** Start SOURCE DATA **

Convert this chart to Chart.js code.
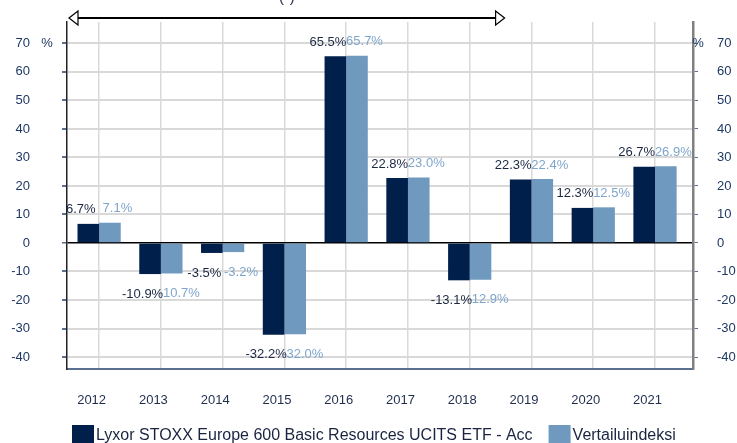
<!DOCTYPE html>
<html>
<head>
<meta charset="utf-8">
<script src="https://cdn.jsdelivr.net/npm/chart.js@4/dist/chart.umd.min.js"></script>
<style>
    html, body { margin: 0; padding: 0; background: #fff; overflow: hidden; }
    #wrap { width: 737px; height: 443px; }
</style>
</head>
<body>
<div id="wrap"><canvas id="canvas" width="737" height="443"></canvas></div>
<script>
var years = ['2012', '2013', '2014', '2015', '2016', '2017', '2018', '2019', '2020', '2021'];
var fundValues = [6.7, -10.9, -3.5, -32.2, 65.5, 22.8, -13.1, 22.3, 12.3, 26.7];
var indexValues = [7.1, -10.7, -3.2, -32.0, 65.7, 23.0, -12.9, 22.4, 12.5, 26.9];
var yTicks = [-40, -30, -20, -10, 0, 10, 20, 30, 40, 50, 60, 70];
var seriesNames = ['Lyxor STOXX Europe 600 Basic Resources UCITS ETF - Acc', 'Vertailuindeksi'];
var seriesColors = ['#001f4b', '#7099bf'];
var labelColors = ['#1c2742', '#7fa5cb'];

var FONT = "'Liberation Sans', Arial, sans-serif";

function points(vals) {
    return vals.map(function(v, i) { return {x: i, y: v}; });
}

// value labels above / below each bar
var valueLabels = {
    id: 'valueLabels',
    afterDatasetsDraw: function(chart) {
        var ctx = chart.ctx;
        ctx.save();
        ctx.font = '13px ' + FONT;
        ctx.textAlign = 'center';
        ctx.textBaseline = 'middle';
        [1, 0].forEach(function(d) {
            var meta = chart.getDatasetMeta(d);
            var vals = d === 0 ? fundValues : indexValues;
            ctx.fillStyle = labelColors[d];
            meta.data.forEach(function(bar, i) {
                var v = vals[i];
                var x = bar.x + (d === 0 ? -7.5 : 7.5);
                var y = v >= 0 ? bar.y - 14 : bar.y + 20;
                ctx.fillText(v.toFixed(1) + '%', x, y);
            });
        });
        ctx.restore();
    }
};

// arrow on top, % signs, legend at the bottom
var extras = {
    id: 'extras',
    afterDraw: function(chart) {
        var ctx = chart.ctx,
            a = chart.chartArea,
            xs = chart.scales.x,
            ys = chart.scales.y;
        ctx.save();

        var x1 = a.left + 2,
            x2 = xs.getPixelForValue(6.5) + 4,
            ay = 18,
            hl = 9,
            hh = 7;
        ctx.strokeStyle = '#000';
        ctx.lineWidth = 2;
        ctx.beginPath();
        ctx.moveTo(x1 + hl, ay);
        ctx.lineTo(x2 - hl, ay);
        ctx.stroke();
        ctx.lineWidth = 1.2;
        ctx.fillStyle = '#fff';
        ctx.beginPath();
        ctx.moveTo(x1, ay);
        ctx.lineTo(x1 + hl, ay - hh);
        ctx.lineTo(x1 + hl, ay + hh);
        ctx.closePath();
        ctx.fill();
        ctx.stroke();
        ctx.beginPath();
        ctx.moveTo(x2, ay);
        ctx.lineTo(x2 - hl, ay - hh);
        ctx.lineTo(x2 - hl, ay + hh);
        ctx.closePath();
        ctx.fill();
        ctx.stroke();

        ctx.fillStyle = '#1c2742';
        ctx.font = '15px ' + FONT;
        ctx.textAlign = 'center';
        ctx.textBaseline = 'alphabetic';
        ctx.fillText('(*)', (x1 + x2) / 2, 2);

        ctx.font = '13px ' + FONT;
        ctx.fillStyle = '#1f3864';
        ctx.textBaseline = 'middle';
        var py = ys.getPixelForValue(70);
        ctx.fillText('%', 47, py);
        ctx.fillText('%', 698, py);

        // legend
        ctx.font = '16px ' + FONT;
        ctx.textAlign = 'left';
        var lx = 72;
        seriesNames.forEach(function(name, i) {
            ctx.fillStyle = seriesColors[i];
            ctx.fillRect(lx, 425, 22, 20);
            ctx.fillStyle = '#1a2440';
            ctx.fillText(name, lx + 24, 436);
            lx += 24 + ctx.measureText(name).width + 16;
        });
        ctx.restore();
    }
};

function noEdgePadding(axis) {
    axis.paddingTop = 0;
    axis.paddingBottom = 0;
    axis.paddingLeft = 0;
    axis.paddingRight = 0;
}

window.onload = function() {
    var ctx = document.getElementById('canvas').getContext('2d');
    window.myBar = new Chart(ctx, {
        type: 'bar',
        data: {
            datasets: [{
                label: seriesNames[0],
                backgroundColor: seriesColors[0],
                data: points(fundValues)
            }, {
                label: seriesNames[1],
                backgroundColor: seriesColors[1],
                data: points(indexValues)
            }]
        },
        options: {
            responsive: false,
            animation: false,
            categoryPercentage: 0.7,
            barPercentage: 1.0,
            layout: {
                padding: {top: 22, left: 0, right: 0, bottom: 0}
            },
            plugins: {
                legend: {display: false},
                tooltip: {enabled: false}
            },
            scales: {
                x: {
                    type: 'linear',
                    offset: false,
                    min: -0.52,
                    max: 9.615,
                    afterBuildTicks: function(axis) {
                        axis.ticks = years.map(function(_, i) { return {value: i}; });
                    },
                    afterFit: function(axis) {
                        axis.height = 74;
                        noEdgePadding(axis);
                    },
                    grid: {
                        offset: false,
                        color: '#d9d9d9',
                        lineWidth: 1.5,
                        drawTicks: false
                    },
                    border: {color: '#5b7090', width: 2},
                    ticks: {
                        padding: 24,
                        labelOffset: -7.5,
                        maxRotation: 0,
                        color: '#1f2d4d',
                        font: {family: FONT, size: 13},
                        callback: function(v) { return years[v]; }
                    }
                },
                y: {
                    position: 'left',
                    min: -44.2,
                    max: 77.5,
                    afterBuildTicks: function(axis) {
                        axis.ticks = yTicks.map(function(v) { return {value: v}; });
                    },
                    afterFit: function(axis) {
                        axis.width = 67;
                        noEdgePadding(axis);
                    },
                    grid: {
                        color: function(c) { return c.tick && c.tick.value === 0 ? '#000' : '#d9d9d9'; },
                        lineWidth: function(c) { return c.tick && c.tick.value === 0 ? 1.5 : 2; },
                        tickColor: '#5b7090',
                        tickLength: 5
                    },
                    border: {color: '#222', width: 1.5},
                    ticks: {
                        padding: 32,
                        color: '#1f3864',
                        font: {family: FONT, size: 13}
                    }
                },
                y2: {
                    position: 'right',
                    min: -44.2,
                    max: 77.5,
                    afterBuildTicks: function(axis) {
                        axis.ticks = yTicks.map(function(v) { return {value: v}; });
                    },
                    afterFit: function(axis) {
                        axis.width = 44;
                        noEdgePadding(axis);
                    },
                    grid: {
                        drawOnChartArea: false,
                        tickColor: '#5b7090',
                        tickLength: 5
                    },
                    border: {color: '#808080', width: 2.5},
                    ticks: {
                        padding: 19,
                        color: '#1f3864',
                        font: {family: FONT, size: 13}
                    }
                }
            }
        },
        plugins: [valueLabels, extras]
    });
};
</script>
</body>
</html>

** End SOURCE DATA **

=== GIVEN PROBLEM ===
Images in the data above are to be skipped. Retype all other material exactly.

=== OUTPUT FOR THIS EXERCISE ===
Convert this chart to Chart.js code.
<!DOCTYPE html>
<html>
<head>
<meta charset="utf-8">
<script src="https://cdn.jsdelivr.net/npm/chart.js@4/dist/chart.umd.min.js"></script>
<style>
    html, body { margin: 0; padding: 0; background: #fff; overflow: hidden; }
    #wrap { width: 737px; height: 443px; }
</style>
</head>
<body>
<div id="wrap"><canvas id="canvas" width="737" height="443"></canvas></div>
<script>
var years = ['2012', '2013', '2014', '2015', '2016', '2017', '2018', '2019', '2020', '2021'];
var fundValues = [6.7, -10.9, -3.5, -32.2, 65.5, 22.8, -13.1, 22.3, 12.3, 26.7];
var indexValues = [7.1, -10.7, -3.2, -32.0, 65.7, 23.0, -12.9, 22.4, 12.5, 26.9];
var yTicks = [-40, -30, -20, -10, 0, 10, 20, 30, 40, 50, 60, 70];
var seriesNames = ['Lyxor STOXX Europe 600 Basic Resources UCITS ETF - Acc', 'Vertailuindeksi'];
var seriesColors = ['#001f4b', '#7099bf'];
var labelColors = ['#1c2742', '#7fa5cb'];

var FONT = "'Liberation Sans', Arial, sans-serif";

function points(vals) {
    return vals.map(function(v, i) { return {x: i, y: v}; });
}

// value labels above / below each bar
var valueLabels = {
    id: 'valueLabels',
    afterDatasetsDraw: function(chart) {
        var ctx = chart.ctx;
        ctx.save();
        ctx.font = '13px ' + FONT;
        ctx.textAlign = 'center';
        ctx.textBaseline = 'middle';
        [1, 0].forEach(function(d) {
            var meta = chart.getDatasetMeta(d);
            var vals = d === 0 ? fundValues : indexValues;
            ctx.fillStyle = labelColors[d];
            meta.data.forEach(function(bar, i) {
                var v = vals[i];
                var x = bar.x + (d === 0 ? -7.5 : 7.5);
                var y = v >= 0 ? bar.y - 14 : bar.y + 20;
                ctx.fillText(v.toFixed(1) + '%', x, y);
            });
        });
        ctx.restore();
    }
};

// arrow on top, % signs, legend at the bottom
var extras = {
    id: 'extras',
    afterDraw: function(chart) {
        var ctx = chart.ctx,
            a = chart.chartArea,
            xs = chart.scales.x,
            ys = chart.scales.y;
        ctx.save();

        var x1 = a.left + 2,
            x2 = xs.getPixelForValue(6.5) + 4,
            ay = 18,
            hl = 9,
            hh = 7;
        ctx.strokeStyle = '#000';
        ctx.lineWidth = 2;
        ctx.beginPath();
        ctx.moveTo(x1 + hl, ay);
        ctx.lineTo(x2 - hl, ay);
        ctx.stroke();
        ctx.lineWidth = 1.2;
        ctx.fillStyle = '#fff';
        ctx.beginPath();
        ctx.moveTo(x1, ay);
        ctx.lineTo(x1 + hl, ay - hh);
        ctx.lineTo(x1 + hl, ay + hh);
        ctx.closePath();
        ctx.fill();
        ctx.stroke();
        ctx.beginPath();
        ctx.moveTo(x2, ay);
        ctx.lineTo(x2 - hl, ay - hh);
        ctx.lineTo(x2 - hl, ay + hh);
        ctx.closePath();
        ctx.fill();
        ctx.stroke();

        ctx.fillStyle = '#1c2742';
        ctx.font = '15px ' + FONT;
        ctx.textAlign = 'center';
        ctx.textBaseline = 'alphabetic';
        ctx.fillText('(*)', (x1 + x2) / 2, 2);

        ctx.font = '13px ' + FONT;
        ctx.fillStyle = '#1f3864';
        ctx.textBaseline = 'middle';
        var py = ys.getPixelForValue(70);
        ctx.fillText('%', 47, py);
        ctx.fillText('%', 698, py);

        // legend
        ctx.font = '16px ' + FONT;
        ctx.textAlign = 'left';
        var lx = 72;
        seriesNames.forEach(function(name, i) {
            ctx.fillStyle = seriesColors[i];
            ctx.fillRect(lx, 425, 22, 20);
            ctx.fillStyle = '#1a2440';
            ctx.fillText(name, lx + 24, 436);
            lx += 24 + ctx.measureText(name).width + 16;
        });
        ctx.restore();
    }
};

function noEdgePadding(axis) {
    axis.paddingTop = 0;
    axis.paddingBottom = 0;
    axis.paddingLeft = 0;
    axis.paddingRight = 0;
}

window.onload = function() {
    var ctx = document.getElementById('canvas').getContext('2d');
    window.myBar = new Chart(ctx, {
        type: 'bar',
        data: {
            datasets: [{
                label: seriesNames[0],
                backgroundColor: seriesColors[0],
                data: points(fundValues)
            }, {
                label: seriesNames[1],
                backgroundColor: seriesColors[1],
                data: points(indexValues)
            }]
        },
        options: {
            responsive: false,
            animation: false,
            categoryPercentage: 0.7,
            barPercentage: 1.0,
            layout: {
                padding: {top: 22, left: 0, right: 0, bottom: 0}
            },
            plugins: {
                legend: {display: false},
                tooltip: {enabled: false}
            },
            scales: {
                x: {
                    type: 'linear',
                    offset: false,
                    min: -0.52,
                    max: 9.615,
                    afterBuildTicks: function(axis) {
                        axis.ticks = years.map(function(_, i) { return {value: i}; });
                    },
                    afterFit: function(axis) {
                        axis.height = 74;
                        noEdgePadding(axis);
                    },
                    grid: {
                        offset: false,
                        color: '#d9d9d9',
                        lineWidth: 1.5,
                        drawTicks: false
                    },
                    border: {color: '#5b7090', width: 2},
                    ticks: {
                        padding: 24,
                        labelOffset: -7.5,
                        maxRotation: 0,
                        color: '#1f2d4d',
                        font: {family: FONT, size: 13},
                        callback: function(v) { return years[v]; }
                    }
                },
                y: {
                    position: 'left',
                    min: -44.2,
                    max: 77.5,
                    afterBuildTicks: function(axis) {
                        axis.ticks = yTicks.map(function(v) { return {value: v}; });
                    },
                    afterFit: function(axis) {
                        axis.width = 67;
                        noEdgePadding(axis);
                    },
                    grid: {
                        color: function(c) { return c.tick && c.tick.value === 0 ? '#000' : '#d9d9d9'; },
                        lineWidth: function(c) { return c.tick && c.tick.value === 0 ? 1.5 : 2; },
                        tickColor: '#5b7090',
                        tickLength: 5
                    },
                    border: {color: '#222', width: 1.5},
                    ticks: {
                        padding: 32,
                        color: '#1f3864',
                        font: {family: FONT, size: 13}
                    }
                },
                y2: {
                    position: 'right',
                    min: -44.2,
                    max: 77.5,
                    afterBuildTicks: function(axis) {
                        axis.ticks = yTicks.map(function(v) { return {value: v}; });
                    },
                    afterFit: function(axis) {
                        axis.width = 44;
                        noEdgePadding(axis);
                    },
                    grid: {
                        drawOnChartArea: false,
                        tickColor: '#5b7090',
                        tickLength: 5
                    },
                    border: {color: '#808080', width: 2.5},
                    ticks: {
                        padding: 19,
                        color: '#1f3864',
                        font: {family: FONT, size: 13}
                    }
                }
            }
        },
        plugins: [valueLabels, extras]
    });
};
</script>
</body>
</html>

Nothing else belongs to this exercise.